Cincinnati and Milwaukee have to the favorites at this point, with St. Louis only a small reach behind. After that, its a clear drop-off. The Astros should be better and they will battle the Cubs for the top spot amongst the also-rans. Pittsburgh just doesn't have the pitching at this point to really contend in the division.
4. St. Louis
On paper, I love the Brewers despite the early season set-back to Greinke. Add to this the fact that Prince Fielder is in a contract year and I think you get the idea that Milwaukee could have something special. This where the Brewers are tricky, however, as they often don't live up to expectations. Cincinnati will be right there if the Brewers faulter at all and the race should be a tight one. Barring injury, this should be a great pennant race. Houston will be in good shape if their pitching continues to make strides and they get a bounce-back year from Carlos Lee. I think they could make a push to finish third, especially based on how they played down the stretch last year. The Cardinals have been disappointing of late and don't show me the signs of positively turning things around any time soon. The bullpen is questionable and there are holes in the lineup once you get past Pujols, Holliday and Rasmus. Chicago is still meddling in mediocrity.
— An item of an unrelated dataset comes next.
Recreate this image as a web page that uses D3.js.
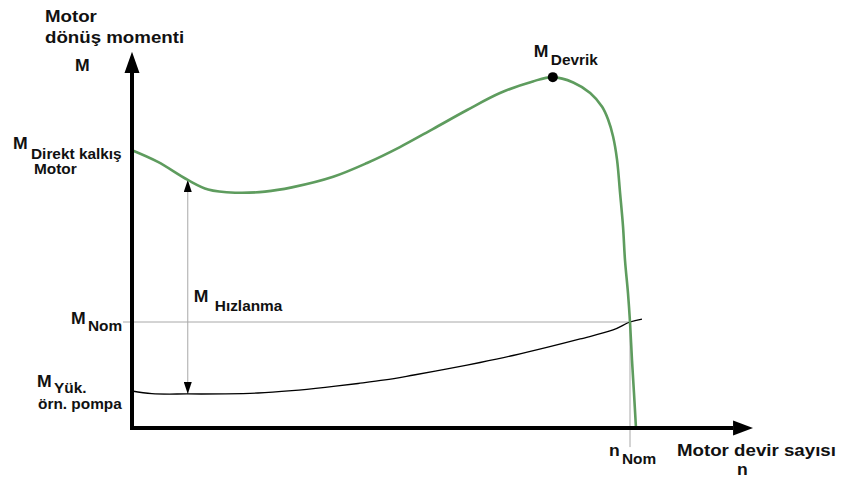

There's some talent there, but its just not going to be enough in this division. Pittsburgh will give the young guys another go in 2011, which is the right play for them. Keep an eye on their young pitching and see how much of it gets called up before the season's over. This will be a strong division at the top, but irrelevant in the bottom two-thirds. It could likely produce the wildcard team in the Nationl League.